RICHTOFEN: Yo, it’s like this, dawg: I got nothin’ but love fo’ y’all, but I be like three kills away from my Blue Max, an’ I ain’t tryin’ to have you spoil my trip to Berlin, yo.

dogfight

The death blow for this flick was the decision to tell the story in a disjointed New Wave style. Instead of focusing on the significant plot developments, turning points and action, Müllerschön went the European route, choosing seemingly at random what parts of the narrative to show us—ensuring the audience can’t invest their sympathy for the title character or even grasp how the war and Richtofen’s career are progressing.

Where the film really had the chance to shine was in the aerial combat scenes. Perhaps it could have shined bright enough to compensate for some of the major weaknesses. But not when there’s no beginning, middle and end to your battle scenes. The Red Baron was like watching This Sporting Life—just substitute the rugby matches with dogfights and there you have it in all its ambiguous avante garde mediocrity. And that’s a double shame because what aerial combat they did show looked really cool. It could have knocked our socks off if only Müllerschön had told a story with all those beautiful shots.

In short, The Red Baron could have overcome most of its shortcomings with a different approach, but Müllerschön was unorthodox when he should have been conventional, and conventional when he should have been unorthodox.

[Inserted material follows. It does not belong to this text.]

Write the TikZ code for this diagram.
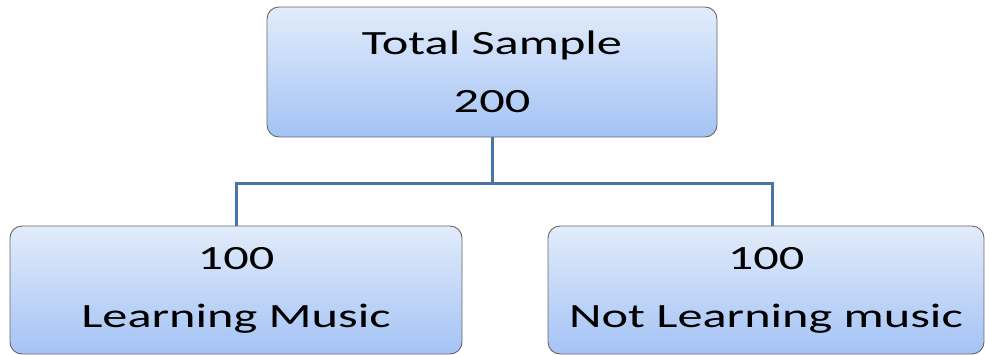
\documentclass[tikz,border=0pt]{standalone}
\usepackage{graphicx}
\usepackage{fontspec}
\setmainfont{Carlito}
% widened lettering used in every box
\newcommand\wideline[1]{\scalebox{1.48}[1]{#1}}
\begin{document}
\begin{tikzpicture}[x=1pt,y=-1pt,
  box/.style={draw=black!60, line width=0.9pt, rounded corners=12pt,
    top color=boxtop, bottom color=boxbot, shading angle=0,
    inner sep=0pt, align=center,
    font=\fontsize{34}{58}\selectfont},
  link/.style={draw=linkblue, line width=3pt}]
\definecolor{boxtop}{HTML}{E2ECFB}
\definecolor{boxbot}{HTML}{A4C3F5}
\definecolor{linkblue}{HTML}{4A74A4}
\useasboundingbox (0,0) rectangle (985,354);
\begin{scope}
\clip (0,0) rectangle (985,354);
\node[box, minimum width=450pt, minimum height=130pt] (top) at (492,72)
  {\wideline{Total Sample}\\\wideline{200}};
\node[box, minimum width=452pt, minimum height=128pt] (left) at (236,290)
  {\wideline{100}\\\wideline{Learning Music}};
\node[box, minimum width=436pt, minimum height=128pt] (right) at (766,290)
  {\wideline{100}\\\wideline{Not Learning music}};
\coordinate (j) at (492,183);
\draw[link] (top.south) -- (j);
\draw[link] (j) -| (left.north);
\draw[link] (j) -| ([xshift=6pt]right.north);
\end{scope}
\end{tikzpicture}
\end{document}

(This post was originally written for SOFREP’s “Hot Extract” column. Many changes took place at SOFREP and Hot Extract was either abandoned, or it became all about games or something. Anyway, I wanted to re-post this as part of my WWI 100th Anniversary Extravaganza that never panned out. Well, I couldn’t find where I’d saved the file. I requested the articles I wrote for SOFREP from my old contact there and never even got a reply. They weren’t using them, as all the movie and book reviews we did for them were vanished from cyberspace, but they might very well still be saved there. Oh, well. But then I finally found my own copies saved in a subdirectory on a flash drive I’d misplaced. So here ya go.)